• Ross Edwards
  • Vespers for Mother Earth (2020)

  • Wise Music G. Schirmer Australia Pty Ltd (World)
  • S + ch; 1.0.0.0.asx.shkhchi/0.1.1.0.2ddgrd/2perc/hp/pipa/vc
  • ch
  • Soprano
  • 1 hr

Programme Note

“We are slowed down sound and light waves, a walking bundle of frequencies tuned into the cosmos. We are souls dressed up in sacred biochemical garments and our bodies are the instruments through which our souls play their music”.

Albert Einstein.

Conceived as a response to our present-day ecological crisis and also inspired by Claudio Monteverdi’s wonderful Vespero della Beata Vergine (1610), Vespers for Mother Earth abounds with symbols of day and night ranging from the manifest to the subliminal. It may be seen as either a swansong for humankind, or the hope of a new beginning – the renewal of an eternal cycle which restores the feminine (night) principle after an often devastating ascendancy of the masculine (day).

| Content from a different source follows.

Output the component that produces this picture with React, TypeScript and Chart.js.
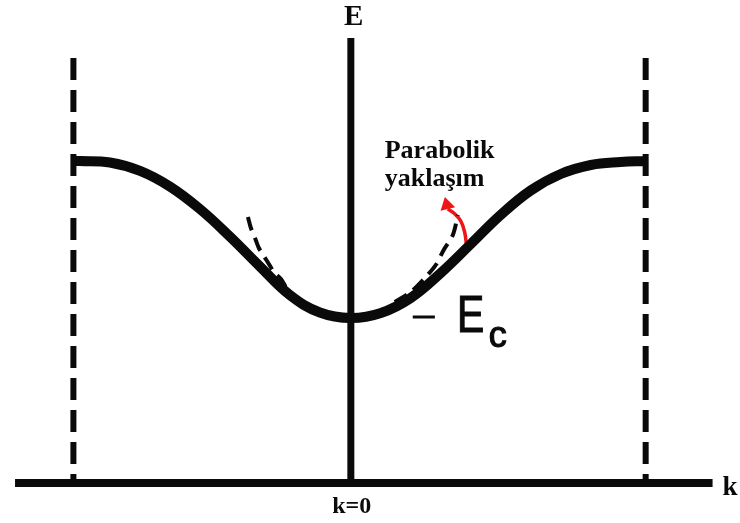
import React, { useEffect, useRef } from "react";
import { Chart, registerables } from "chart.js";

Chart.register(...registerables);

// Energy band E(k) across the first Brillouin zone
const bandK = [-0.941, -0.919, -0.817, -0.715, -0.614, -0.512, -0.41, -0.308, -0.207, -0.105, 0,
  0.102, 0.203, 0.305, 0.407, 0.508, 0.61, 0.712, 0.814, 0.915, 1.0];
const bandE = [3.22, 3.22, 3.205, 3.121, 2.965, 2.74, 2.464, 2.164, 1.88, 1.705, 1.65,
  1.7, 1.85, 2.1, 2.39, 2.68, 2.925, 3.09, 3.18, 3.21, 3.22];

// Parabolic approximation near the band minimum
const paraLeftK = [-0.349, -0.339, -0.325, -0.312, -0.295, -0.278, -0.261, -0.237, -0.214, -0.18];
const paraLeftE = [2.66, 2.55, 2.45, 2.35, 2.27, 2.19, 2.11, 2.04, 1.93, 1.82];
const paraRightK = [0.149, 0.207, 0.254, 0.288, 0.315, 0.346, 0.363];
const paraRightE = [1.81, 1.92, 2.06, 2.18, 2.33, 2.48, 2.68];

// Red pointer toward the label
const arrowK = [0.393, 0.386, 0.373, 0.353, 0.329];
const arrowE = [2.36, 2.51, 2.62, 2.69, 2.74];
const arrowTip = { k: 0.319, e: 2.86 };

// Axes and zone boundaries
const kAxisRange = [-1.139, 1.227];
const eAxisTop = 4.45;
const zoneEdges = [-0.941, 1.0];
const zoneTop = 4.25;
const ecLevel = 1.66;
const ecMarkK = [0.21, 0.285];

const pts = (ks: number[], es: number[]) => ks.map((k, i) => ({ x: k, y: es[i] }));

const INK = "#0a0a0a";
const RED = "#ee1515";

const labelsPlugin = {
  id: "labels",
  afterDatasetsDraw(chart: any) {
    const { ctx } = chart;
    const xs = chart.scales.x;
    const ys = chart.scales.y;
    const X = (v: number) => xs.getPixelForValue(v);
    const Y = (v: number) => ys.getPixelForValue(v);

    // arrowhead
    const lk = arrowK[arrowK.length - 1];
    const le = arrowE[arrowE.length - 1];
    const bx = X(lk), by = Y(le);
    const tx = X(arrowTip.k), ty = Y(arrowTip.e);
    const ang = Math.atan2(ty - by, tx - bx);
    const len = Math.hypot(tx - bx, ty - by);
    const half = 7.5;
    ctx.save();
    ctx.fillStyle = RED;
    ctx.beginPath();
    ctx.moveTo(tx, ty);
    ctx.lineTo(tx - len * Math.cos(ang) - half * Math.sin(ang), ty - len * Math.sin(ang) + half * Math.cos(ang));
    ctx.lineTo(tx - len * Math.cos(ang) + half * Math.sin(ang), ty - len * Math.sin(ang) - half * Math.cos(ang));
    ctx.closePath();
    ctx.fill();
    ctx.restore();

    ctx.save();
    ctx.fillStyle = INK;
    ctx.strokeStyle = INK;
    ctx.textBaseline = "alphabetic";

    ctx.font = "bold 29px 'Liberation Serif'";
    ctx.textAlign = "center";
    ctx.fillText("E", X(0.01), Y(4.58));

    ctx.font = "bold 24px 'Liberation Serif'";
    ctx.fillText("k=0", X(0.003), Y(-0.3));

    ctx.font = "bold 27px 'Liberation Serif'";
    ctx.textAlign = "left";
    ctx.fillText("k", X(1.261), Y(-0.12));

    ctx.font = "bold 26px 'Liberation Serif'";
    ctx.fillText("Parabolik", X(0.115), Y(3.25));
    ctx.fillText("yaklaşım", X(0.115), Y(2.97));

    // E_c label, condensed sans with a slightly heavier stroke
    ctx.lineWidth = 1.2;
    ctx.font = "51px 'Liberation Sans'";
    ctx.save();
    ctx.translate(X(0.36), Y(1.51));
    ctx.scale(0.8, 1);
    ctx.fillText("E", 0, 0);
    ctx.strokeText("E", 0, 0);
    ctx.restore();
    ctx.font = "36px 'Liberation Sans'";
    ctx.fillText("c", X(0.468), Y(1.36));
    ctx.strokeText("c", X(0.468), Y(1.36));
    ctx.restore();
  },
};

export default function App() {
  const ref = useRef<HTMLCanvasElement>(null);

  useEffect(() => {
    document.body.style.margin = "0";
    const line = (data: any[], width: number, color: string, extra: any = {}) => ({
      data,
      showLine: true,
      borderColor: color,
      backgroundColor: color,
      borderWidth: width,
      pointRadius: 0,
      fill: false,
      ...extra,
    });

    const chart = new Chart(ref.current!, {
      type: "scatter",
      data: {
        datasets: [
          line([{ x: kAxisRange[0], y: 0 }, { x: kAxisRange[1], y: 0 }], 8, INK),
          line([{ x: 0, y: 0 }, { x: 0, y: eAxisTop }], 7, INK),
          ...zoneEdges.map((k) =>
            line([{ x: k, y: zoneTop }, { x: k, y: 0 }], 6, INK, { borderDash: [22, 10] })
          ),
          line(pts(bandK, bandE), 10, INK, { tension: 0.4, borderCapStyle: "butt" }),
          line(pts(paraLeftK, paraLeftE), 4, INK, { borderDash: [14, 8], tension: 0.3 }),
          line(pts(paraRightK, paraRightE), 4, INK, { borderDash: [14, 8], tension: 0.3 }),
          line(ecMarkK.map((k) => ({ x: k, y: ecLevel })), 3, INK),
          line(pts(arrowK, arrowE), 3.5, RED, { tension: 0.4 }),
        ],
      },
      options: {
        animation: false,
        responsive: false,
        devicePixelRatio: 1,
        layout: { padding: 0 },
        plugins: { legend: { display: false }, tooltip: { enabled: false } },
        scales: {
          x: { type: "linear", min: -1.19, max: 1.32, display: false },
          y: { type: "linear", min: -0.4, max: 4.83, display: false },
        },
      },
      plugins: [labelsPlugin],
    });
    return () => chart.destroy();
  }, []);

  return (
    <div style={{ position: "absolute", left: 0, top: 0, width: 740, height: 523, background: "#fff" }}>
      <canvas ref={ref} width={740} height={523} />
    </div>
  );
}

The work is divided into seven major sections:

1. To Invoke the Morning. A shaman with a bamboo flute (shakuhachi) ceremoniously breathes light and life into the void of night in a solo which loosely parodies the sacred meditational music (hokyoku) performed by Zen monks in their quest for enlightenment.

2. Aria: Flame of the Sun. Inward contemplation gradually yields to riotous morning birdsong from a didjeridu, out of which emerges a soprano voice with harp accompaniment. The ecstatic text, sung in Latin, is by the 12th century Rhineland mystic Hildegard von Bingen: O most noble greenness, rooted in the sun, shining in dazzling serenity in a sphere that no earthly being can comprehend. You are encircled in the arms of divine mysteries. You blush like the dawn and burn like a flame of the sun.

3. Bird and Flower Chants is divided into two parts: The Joy of Life - a ritualised response to the cheerful chatter of parrots and cockatoos, their names chanted in the Cadigal language - dissolves into A Dream of Wildflowers as the morning unfolds.

4. Zenith. The strange stillness of solar noon, benign at first, rises to shrill intensity as maximum energy is released from the midday sun – a scorching heat foreboding the impact of global warming on living organisms.

5. Orison. A ruminative, sometimes unquiet cello yearns for a sublime realm beyond the fragmented temporal world.

6. Canticle of the Earth: a celebration of the universal dance of life.

7. O Magnum Mysterium. As darkness descends a scientist probes beyond rational and geopolitical in contemplation of the night sky.